Bharat Ratna recipient C.N.R. Rao, who is the president of Jawaharlal Nehru Centre for Advanced Scientific Research (JNCASR), on Monday said the country’s focus should be making fuel cells from sodium and hydrogen.
Lithium, cobalt not available
The market is currently attuned towards lithium-based fuel cells but that element is not available in the country as also cobalt.
Both the elements are crucial in making of batteries to power mobile phones, laptops and even electric vehicles.

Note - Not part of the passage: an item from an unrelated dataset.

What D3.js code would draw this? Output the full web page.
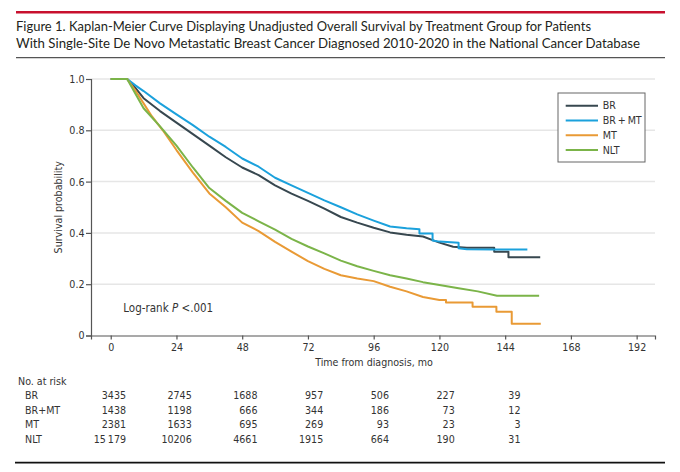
<!DOCTYPE html>
<html>
<head>
<meta charset="utf-8">
<script src="https://cdn.jsdelivr.net/npm/d3@7"></script>
<style>
  body { margin: 0; background: #fff; }
  .title { font-family: Lato, "Noto Sans", sans-serif; font-size: 13px; fill: #231f20; }
  .chart-text, .tick text { font-family: "DejaVu Sans Condensed", "Liberation Sans Narrow", sans-serif; font-size: 10.6px; fill: #333; }
  .grid-line { stroke: #e6e6e6; stroke-width: 1.5; }
</style>
</head>
<body>
<div id="chart"></div>
<script>
// chart data
const timeTicks = [0, 24, 48, 72, 96, 120, 144, 168, 192];
const survTicks = [0, 0.2, 0.4, 0.6, 0.8, 1.0];
const groups = ['BR', 'BR+MT', 'MT', 'NLT'];
const legendLabels = ['BR', 'BR\u2009+\u2009MT', 'MT', 'NLT'];
const groupColors = ['#37474f', '#1ba1dc', '#e99a35', '#7bb449'];

// [months, survival]; repeated months are the visible steps
const curveBR = [[0, 1], [6, 1], [9, 0.965], [12, 0.925], [18, 0.875], [24, 0.83], [30, 0.785], [36, 0.74],
  [42, 0.695], [48, 0.655], [54, 0.625], [60, 0.585], [66, 0.553], [72, 0.525], [78, 0.495], [84, 0.462],
  [90, 0.44], [96, 0.42], [102, 0.402], [108, 0.393], [114, 0.386], [118, 0.37], [120, 0.362], [125, 0.346],
  [130, 0.342], [140, 0.342], [140, 0.327], [145.2, 0.327], [145.2, 0.305], [156.8, 0.305]];
const curveBRMT = [[0, 1], [6, 1], [9, 0.975], [12, 0.953], [18, 0.905], [24, 0.862], [30, 0.82], [36, 0.775],
  [42, 0.735], [48, 0.69], [54, 0.658], [60, 0.615], [66, 0.585], [72, 0.556], [78, 0.527], [84, 0.5],
  [90, 0.472], [96, 0.448], [102, 0.425], [108, 0.418], [112.7, 0.414], [112.7, 0.398], [117.5, 0.398],
  [117.5, 0.37], [120, 0.366], [127, 0.362], [127, 0.34], [130, 0.336], [140, 0.335], [152.1, 0.335]];
const curveMT = [[0, 1], [6, 1], [9, 0.955], [12, 0.905], [15, 0.855], [19, 0.8], [24, 0.723], [30, 0.635],
  [36, 0.554], [42, 0.5], [48, 0.44], [54, 0.407], [60, 0.365], [66, 0.327], [72, 0.29], [78, 0.26],
  [84, 0.235], [90, 0.222], [96, 0.212], [102, 0.19], [108, 0.172], [114, 0.15], [120, 0.138], [122.4, 0.138],
  [122.4, 0.129], [132.1, 0.129], [132.1, 0.112], [140.8, 0.112], [140.8, 0.093], [146.4, 0.093],
  [146.4, 0.046], [157, 0.046]];
const curveNLT = [[0, 1], [6, 1], [12, 0.886], [18, 0.815], [24, 0.74], [30, 0.655], [36, 0.575], [42, 0.525],
  [48, 0.478], [54, 0.445], [60, 0.413], [66, 0.377], [72, 0.347], [78, 0.32], [84, 0.292], [90, 0.27],
  [96, 0.252], [102, 0.235], [108, 0.222], [114, 0.208], [120, 0.197], [127, 0.184], [134, 0.172],
  [141, 0.155], [156.4, 0.155]];
const curves = [curveBR, curveBRMT, curveMT, curveNLT];

// number at risk table
const riskTimes = [0, 24, 48, 72, 96, 120, 144];
const riskBR = ['3435', '2745', '1688', '957', '506', '227', '39'];
const riskBRMT = ['1438', '1198', '666', '344', '186', '73', '12'];
const riskMT = ['2381', '1633', '695', '269', '93', '23', '3'];
const riskNLT = ['15\u2009179', '10206', '4661', '1915', '664', '190', '31'];
const riskRows = [riskBR, riskBRMT, riskMT, riskNLT];

const titleLines = [
  'Figure 1. Kaplan-Meier Curve Displaying Unadjusted Overall Survival by Treatment Group for Patients',
  'With Single-Site De Novo Metastatic Breast Cancer Diagnosed 2010-2020 in the National Cancer Database'
];
const titleWidths = [575, 624];

// set the dimensions and margins of the graph
const total_width = 680, total_height = 472;
const margin = {top: 79, right: 25, bottom: 136.5, left: 91},
    width = total_width - margin.left - margin.right,
    height = total_height - margin.top - margin.bottom;

const svgRoot = d3.select('#chart')
  .append('svg')
    .attr('width', total_width)
    .attr('height', total_height);

// title block with rules
svgRoot.append('line')
  .attr('x1', 16).attr('x2', 665).attr('y1', 12.3).attr('y2', 12.3)
  .attr('stroke', '#c8102e').attr('stroke-width', 2.5);
svgRoot.selectAll('.title')
  .data(titleLines)
  .join('text')
    .attr('class', 'title')
    .attr('x', 16)
    .attr('y', (d, i) => 30.7 + i * 17.5)
    .attr('textLength', (d, i) => titleWidths[i])
    .attr('lengthAdjust', 'spacingAndGlyphs')
    .text(d => d);
svgRoot.append('line')
  .attr('x1', 16).attr('x2', 665).attr('y1', 57.7).attr('y2', 57.7)
  .attr('stroke', '#555').attr('stroke-width', 1.3);
svgRoot.append('line')
  .attr('x1', 15).attr('x2', 665).attr('y1', 462.7).attr('y2', 462.7)
  .attr('stroke', '#111').attr('stroke-width', 1.8);

const svg = svgRoot.append('g')
  .attr('transform', `translate(${margin.left},${margin.top})`);

// scales: the axis line starts a little before month 0
const x = d3.scaleLinear().domain([-7.2, 198.7]).range([0, width]);
const y = d3.scaleLinear().domain([0, 1]).range([height, 0]);

// grid
svg.append('g')
  .selectAll('line')
  .data(survTicks.filter(d => d > 0))
  .join('line')
    .attr('class', 'grid-line')
    .attr('x1', 0).attr('x2', width)
    .attr('y1', d => y(d)).attr('y2', d => y(d));

// axes
const xAxis = svg.append('g')
  .attr('transform', `translate(0,${height})`)
  .call(d3.axisBottom(x).tickValues(timeTicks).tickSizeOuter(0).tickSize(4).tickPadding(3.5));
const yAxis = svg.append('g')
  .call(d3.axisLeft(y).tickValues(survTicks).tickSizeOuter(0).tickSize(5).tickPadding(1.5)
    .tickFormat(d => d === 0 ? '0' : d.toFixed(1)));
[xAxis, yAxis].forEach(a => {
  a.selectAll('path, line').attr('stroke', '#555').attr('stroke-width', 1.2);
  a.selectAll('text').attr('fill', '#333');
});

// axis labels
svg.append('text')
  .attr('class', 'chart-text')
  .attr('text-anchor', 'middle')
  .attr('transform', `translate(${-29},${height / 2}) rotate(-90)`)
  .text('Survival probability');
svg.append('text')
  .attr('class', 'chart-text')
  .attr('text-anchor', 'middle')
  .attr('x', width / 2 + 1)
  .attr('y', height + 30)
  .text('Time from diagnosis, mo');

// curves
const line = d3.line().x(d => x(d[0])).y(d => y(d[1]));
svg.append('g')
  .selectAll('path')
  .data(curves)
  .join('path')
    .attr('fill', 'none')
    .attr('stroke', (d, i) => groupColors[i])
    .attr('stroke-width', 2)
    .attr('stroke-linejoin', 'round')
    .attr('d', line);

// log-rank annotation
const logRank = svg.append('text')
  .attr('class', 'chart-text')
  .attr('x', 32.3)
  .attr('y', 233)
  .style('font-size', '11.5px');
logRank.append('tspan').text('Log-rank ');
logRank.append('tspan').style('font-style', 'italic').text('P');
logRank.append('tspan').text(' <.001');

// legend
const legend = svgRoot.append('g').attr('transform', 'translate(558,93)');
legend.append('rect')
  .attr('width', 87).attr('height', 69)
  .attr('fill', '#fff').attr('stroke', '#666').attr('stroke-width', 1);
const legendItem = legend.selectAll('.legend-item')
  .data(legendLabels)
  .join('g')
    .attr('class', 'legend-item')
    .attr('transform', (d, i) => `translate(0,${12.7 + i * 14.8})`);
legendItem.append('line')
  .attr('x1', 7.7).attr('x2', 40)
  .attr('stroke', (d, i) => groupColors[i])
  .attr('stroke-width', 2);
legendItem.append('text')
  .attr('class', 'chart-text')
  .attr('x', 44.7)
  .attr('dy', '0.35em')
  .text(d => d);

// number at risk
svgRoot.append('text')
  .attr('class', 'chart-text')
  .attr('x', 18)
  .attr('y', 384.5)
  .text('No. at risk');
const riskRow = svgRoot.selectAll('.risk-row')
  .data(riskRows)
  .join('g')
    .attr('class', 'risk-row')
    .attr('transform', (d, i) => `translate(0,${399 + i * 14.6})`);
riskRow.append('text')
  .attr('class', 'chart-text')
  .attr('x', 25)
  .text((d, i) => groups[i]);
riskRow.selectAll('.risk-num')
  .data(d => d)
  .join('text')
    .attr('class', 'chart-text risk-num')
    .attr('text-anchor', 'end')
    .attr('x', (d, i) => margin.left + x(riskTimes[i]) + 15.3)
    .text(d => d);
</script>
</body>
</html>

“The government has correctly called for the move towards electric vehicles; I have no issue with that but since we have no reserves of either lithium or cobalt and China having effectively taken control over Congo where cobalt is available in abundance, we have to shift towards sodium and hydrogen. We can do magnesium fuel cells too but it is in short supply,” he said.
Risk of depletion
Interacting with presspersons at the Council for Scientific and Industrial Research (CSIR)-Indian Institute of Chemical Technology (IICT), Prof. Rao also pointed out that certain elements like lithium and even helium are at risk of being depleted and lost forever.
“We have been able to prove in the laboratory about the efficiency of fuel cells made of sodium, magnesium and hydrogen. Fuel cells of hydrogen cause no pollution as water is a by-product. The challenge is to scale it to commercial operations and it is very much possible,” he maintained.
About the depleting helium reserves, he said the element, which is a mainstay in several labs, is “irreplaceable” but some alternative has to be thought of.
The eminent scientist hoped that the Government of India gives a fillip to the search for rare metals and he is not aware of the current status of a project taken up years ago as the subject is with the department of atomic energy.
CSIR director general Shekhar C. Mande informed that the Central Electro Chemical Research Institute in Karaikudi in Tamil Nadu has been at the forefront in research of fuel cells and has been collaborating with the Indian Space Research Organisation for many years.
Modern periodic table
Earlier, Prof. Rao delivered a talk on ‘Introduction to the modern periodic table’ that had the rapt attention of scientists, students and others at the auditorium.
He traced the origin of the table from the days of Russian scientist Mendelev in 1869 and recalled the contributions of scientists in the last two centuries, even as he made a special mention of Micheal Faraday, who discovered electricity, and G.N. Lewis.
Former CSIR-IICT directors Thyagarajan, A.V. Rama Rao, J.S. Yadav and Ahmed Kamal were felicitated on the occasion.
New formulation for TB
CSIR-IICT director S. Chandrasekhar disclosed that the institute, which has been involved in discovery of drug formulations for many years once the patents held by the multi-nationals get expired, is now ready to unveil another formulation to tackle tuberculosis (TB) with the drug called Bedaquiline.
It is also ready to hand over another chemical compound formulation with anti-sclerotic properties to tackle cardiac ailments to a major pharma firm.
This was a chance discovery made through random screening done on the 60,000-odd synthetic molecular compounds currently in its natural product library, he added.